WHAT IS EXPECTED -> Please transcribe the data that follows without the pictures, keeping every word the same.

** Start of SOURCE MATERIAL **

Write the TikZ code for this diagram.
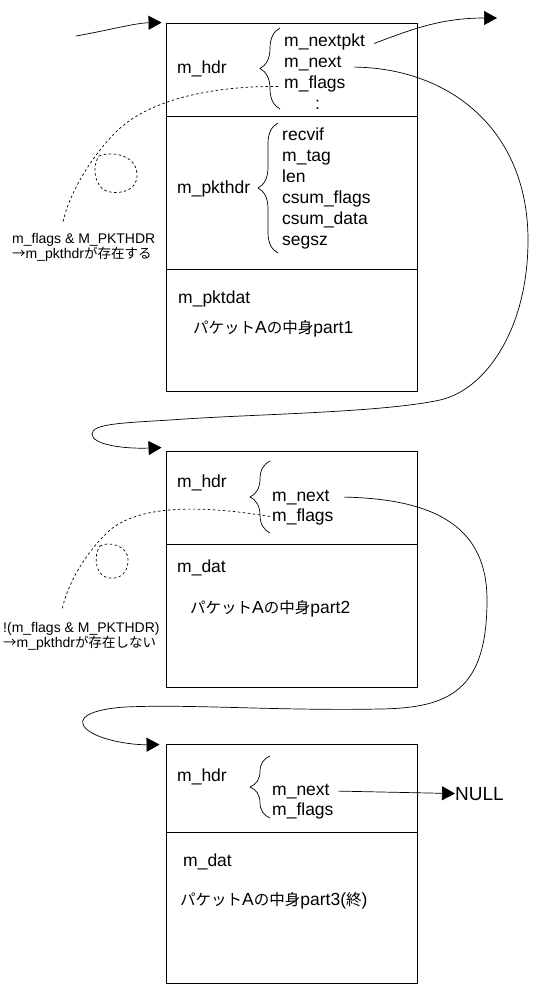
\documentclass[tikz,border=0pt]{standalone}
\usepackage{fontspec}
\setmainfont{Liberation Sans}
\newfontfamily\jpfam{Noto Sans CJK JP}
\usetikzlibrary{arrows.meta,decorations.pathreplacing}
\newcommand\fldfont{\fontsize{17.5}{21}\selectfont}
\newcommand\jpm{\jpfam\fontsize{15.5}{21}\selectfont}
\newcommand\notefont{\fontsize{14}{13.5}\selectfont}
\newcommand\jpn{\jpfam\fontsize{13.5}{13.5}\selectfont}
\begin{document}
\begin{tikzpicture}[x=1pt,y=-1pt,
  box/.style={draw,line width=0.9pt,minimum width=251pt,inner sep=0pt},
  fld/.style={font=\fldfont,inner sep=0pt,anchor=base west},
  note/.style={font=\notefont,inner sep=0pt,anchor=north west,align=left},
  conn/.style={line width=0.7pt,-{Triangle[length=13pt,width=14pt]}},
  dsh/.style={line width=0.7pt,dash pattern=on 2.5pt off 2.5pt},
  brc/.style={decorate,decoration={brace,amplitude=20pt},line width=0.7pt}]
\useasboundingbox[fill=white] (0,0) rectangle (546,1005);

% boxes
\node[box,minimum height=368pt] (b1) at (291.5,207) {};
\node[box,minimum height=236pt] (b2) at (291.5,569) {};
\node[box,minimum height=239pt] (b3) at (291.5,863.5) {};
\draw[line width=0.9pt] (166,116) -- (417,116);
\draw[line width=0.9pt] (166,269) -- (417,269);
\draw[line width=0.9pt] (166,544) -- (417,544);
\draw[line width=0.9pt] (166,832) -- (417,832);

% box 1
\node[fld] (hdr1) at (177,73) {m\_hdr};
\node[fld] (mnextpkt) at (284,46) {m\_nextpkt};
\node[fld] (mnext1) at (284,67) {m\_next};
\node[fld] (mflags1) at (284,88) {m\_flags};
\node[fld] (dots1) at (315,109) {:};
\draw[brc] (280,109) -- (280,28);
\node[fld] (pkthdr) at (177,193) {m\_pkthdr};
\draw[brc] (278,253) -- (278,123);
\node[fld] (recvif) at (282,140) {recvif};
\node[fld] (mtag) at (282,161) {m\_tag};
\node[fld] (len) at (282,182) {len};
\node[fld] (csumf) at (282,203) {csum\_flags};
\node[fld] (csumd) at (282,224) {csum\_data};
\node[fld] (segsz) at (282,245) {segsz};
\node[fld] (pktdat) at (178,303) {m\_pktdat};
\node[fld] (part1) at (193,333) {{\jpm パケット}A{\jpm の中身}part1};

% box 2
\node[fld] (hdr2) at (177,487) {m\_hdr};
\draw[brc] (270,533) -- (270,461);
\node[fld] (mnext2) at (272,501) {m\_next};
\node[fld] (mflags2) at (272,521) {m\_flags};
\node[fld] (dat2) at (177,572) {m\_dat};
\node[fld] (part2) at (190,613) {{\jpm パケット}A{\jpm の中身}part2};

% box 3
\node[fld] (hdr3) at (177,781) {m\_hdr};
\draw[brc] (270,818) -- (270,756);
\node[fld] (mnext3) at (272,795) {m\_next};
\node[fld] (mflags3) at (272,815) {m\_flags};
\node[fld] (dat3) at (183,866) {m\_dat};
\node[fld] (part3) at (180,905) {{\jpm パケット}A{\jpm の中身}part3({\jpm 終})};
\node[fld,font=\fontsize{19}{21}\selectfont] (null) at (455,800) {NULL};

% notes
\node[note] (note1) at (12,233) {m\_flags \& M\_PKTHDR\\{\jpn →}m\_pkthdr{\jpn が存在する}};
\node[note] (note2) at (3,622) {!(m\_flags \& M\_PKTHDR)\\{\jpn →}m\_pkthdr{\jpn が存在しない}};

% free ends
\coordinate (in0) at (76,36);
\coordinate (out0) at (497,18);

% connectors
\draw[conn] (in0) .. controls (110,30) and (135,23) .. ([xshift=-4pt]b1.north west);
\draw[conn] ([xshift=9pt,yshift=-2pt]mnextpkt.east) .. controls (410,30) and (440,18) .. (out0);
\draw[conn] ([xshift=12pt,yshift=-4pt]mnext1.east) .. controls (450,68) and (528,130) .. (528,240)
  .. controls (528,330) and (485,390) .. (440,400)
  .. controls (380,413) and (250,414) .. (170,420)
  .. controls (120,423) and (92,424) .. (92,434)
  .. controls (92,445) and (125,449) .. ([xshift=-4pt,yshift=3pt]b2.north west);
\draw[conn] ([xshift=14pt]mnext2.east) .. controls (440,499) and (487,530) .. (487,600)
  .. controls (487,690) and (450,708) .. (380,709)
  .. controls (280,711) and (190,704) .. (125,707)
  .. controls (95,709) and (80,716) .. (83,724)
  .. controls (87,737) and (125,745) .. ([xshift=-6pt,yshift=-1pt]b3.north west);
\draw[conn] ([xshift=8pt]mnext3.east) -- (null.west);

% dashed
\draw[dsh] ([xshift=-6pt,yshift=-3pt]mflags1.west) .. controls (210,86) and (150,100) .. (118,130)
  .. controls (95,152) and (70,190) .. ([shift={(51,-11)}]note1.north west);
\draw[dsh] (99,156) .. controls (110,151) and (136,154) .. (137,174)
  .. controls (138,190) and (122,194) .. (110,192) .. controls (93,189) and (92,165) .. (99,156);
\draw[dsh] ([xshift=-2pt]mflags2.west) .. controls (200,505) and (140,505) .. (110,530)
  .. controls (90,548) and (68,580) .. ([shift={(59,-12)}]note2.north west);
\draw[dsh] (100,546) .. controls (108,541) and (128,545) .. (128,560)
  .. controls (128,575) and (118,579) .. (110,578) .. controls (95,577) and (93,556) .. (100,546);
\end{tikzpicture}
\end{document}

** End of SOURCE MATERIAL **

TASK RESULT ->
Write the TikZ code for this diagram.
\documentclass[tikz,border=0pt]{standalone}
\usepackage{fontspec}
\setmainfont{Liberation Sans}
\newfontfamily\jpfam{Noto Sans CJK JP}
\usetikzlibrary{arrows.meta,decorations.pathreplacing}
\newcommand\fldfont{\fontsize{17.5}{21}\selectfont}
\newcommand\jpm{\jpfam\fontsize{15.5}{21}\selectfont}
\newcommand\notefont{\fontsize{14}{13.5}\selectfont}
\newcommand\jpn{\jpfam\fontsize{13.5}{13.5}\selectfont}
\begin{document}
\begin{tikzpicture}[x=1pt,y=-1pt,
  box/.style={draw,line width=0.9pt,minimum width=251pt,inner sep=0pt},
  fld/.style={font=\fldfont,inner sep=0pt,anchor=base west},
  note/.style={font=\notefont,inner sep=0pt,anchor=north west,align=left},
  conn/.style={line width=0.7pt,-{Triangle[length=13pt,width=14pt]}},
  dsh/.style={line width=0.7pt,dash pattern=on 2.5pt off 2.5pt},
  brc/.style={decorate,decoration={brace,amplitude=20pt},line width=0.7pt}]
\useasboundingbox[fill=white] (0,0) rectangle (546,1005);

% boxes
\node[box,minimum height=368pt] (b1) at (291.5,207) {};
\node[box,minimum height=236pt] (b2) at (291.5,569) {};
\node[box,minimum height=239pt] (b3) at (291.5,863.5) {};
\draw[line width=0.9pt] (166,116) -- (417,116);
\draw[line width=0.9pt] (166,269) -- (417,269);
\draw[line width=0.9pt] (166,544) -- (417,544);
\draw[line width=0.9pt] (166,832) -- (417,832);

% box 1
\node[fld] (hdr1) at (177,73) {m\_hdr};
\node[fld] (mnextpkt) at (284,46) {m\_nextpkt};
\node[fld] (mnext1) at (284,67) {m\_next};
\node[fld] (mflags1) at (284,88) {m\_flags};
\node[fld] (dots1) at (315,109) {:};
\draw[brc] (280,109) -- (280,28);
\node[fld] (pkthdr) at (177,193) {m\_pkthdr};
\draw[brc] (278,253) -- (278,123);
\node[fld] (recvif) at (282,140) {recvif};
\node[fld] (mtag) at (282,161) {m\_tag};
\node[fld] (len) at (282,182) {len};
\node[fld] (csumf) at (282,203) {csum\_flags};
\node[fld] (csumd) at (282,224) {csum\_data};
\node[fld] (segsz) at (282,245) {segsz};
\node[fld] (pktdat) at (178,303) {m\_pktdat};
\node[fld] (part1) at (193,333) {{\jpm パケット}A{\jpm の中身}part1};

% box 2
\node[fld] (hdr2) at (177,487) {m\_hdr};
\draw[brc] (270,533) -- (270,461);
\node[fld] (mnext2) at (272,501) {m\_next};
\node[fld] (mflags2) at (272,521) {m\_flags};
\node[fld] (dat2) at (177,572) {m\_dat};
\node[fld] (part2) at (190,613) {{\jpm パケット}A{\jpm の中身}part2};

% box 3
\node[fld] (hdr3) at (177,781) {m\_hdr};
\draw[brc] (270,818) -- (270,756);
\node[fld] (mnext3) at (272,795) {m\_next};
\node[fld] (mflags3) at (272,815) {m\_flags};
\node[fld] (dat3) at (183,866) {m\_dat};
\node[fld] (part3) at (180,905) {{\jpm パケット}A{\jpm の中身}part3({\jpm 終})};
\node[fld,font=\fontsize{19}{21}\selectfont] (null) at (455,800) {NULL};

% notes
\node[note] (note1) at (12,233) {m\_flags \& M\_PKTHDR\\{\jpn →}m\_pkthdr{\jpn が存在する}};
\node[note] (note2) at (3,622) {!(m\_flags \& M\_PKTHDR)\\{\jpn →}m\_pkthdr{\jpn が存在しない}};

% free ends
\coordinate (in0) at (76,36);
\coordinate (out0) at (497,18);

% connectors
\draw[conn] (in0) .. controls (110,30) and (135,23) .. ([xshift=-4pt]b1.north west);
\draw[conn] ([xshift=9pt,yshift=-2pt]mnextpkt.east) .. controls (410,30) and (440,18) .. (out0);
\draw[conn] ([xshift=12pt,yshift=-4pt]mnext1.east) .. controls (450,68) and (528,130) .. (528,240)
  .. controls (528,330) and (485,390) .. (440,400)
  .. controls (380,413) and (250,414) .. (170,420)
  .. controls (120,423) and (92,424) .. (92,434)
  .. controls (92,445) and (125,449) .. ([xshift=-4pt,yshift=3pt]b2.north west);
\draw[conn] ([xshift=14pt]mnext2.east) .. controls (440,499) and (487,530) .. (487,600)
  .. controls (487,690) and (450,708) .. (380,709)
  .. controls (280,711) and (190,704) .. (125,707)
  .. controls (95,709) and (80,716) .. (83,724)
  .. controls (87,737) and (125,745) .. ([xshift=-6pt,yshift=-1pt]b3.north west);
\draw[conn] ([xshift=8pt]mnext3.east) -- (null.west);

% dashed
\draw[dsh] ([xshift=-6pt,yshift=-3pt]mflags1.west) .. controls (210,86) and (150,100) .. (118,130)
  .. controls (95,152) and (70,190) .. ([shift={(51,-11)}]note1.north west);
\draw[dsh] (99,156) .. controls (110,151) and (136,154) .. (137,174)
  .. controls (138,190) and (122,194) .. (110,192) .. controls (93,189) and (92,165) .. (99,156);
\draw[dsh] ([xshift=-2pt]mflags2.west) .. controls (200,505) and (140,505) .. (110,530)
  .. controls (90,548) and (68,580) .. ([shift={(59,-12)}]note2.north west);
\draw[dsh] (100,546) .. controls (108,541) and (128,545) .. (128,560)
  .. controls (128,575) and (118,579) .. (110,578) .. controls (95,577) and (93,556) .. (100,546);
\end{tikzpicture}
\end{document}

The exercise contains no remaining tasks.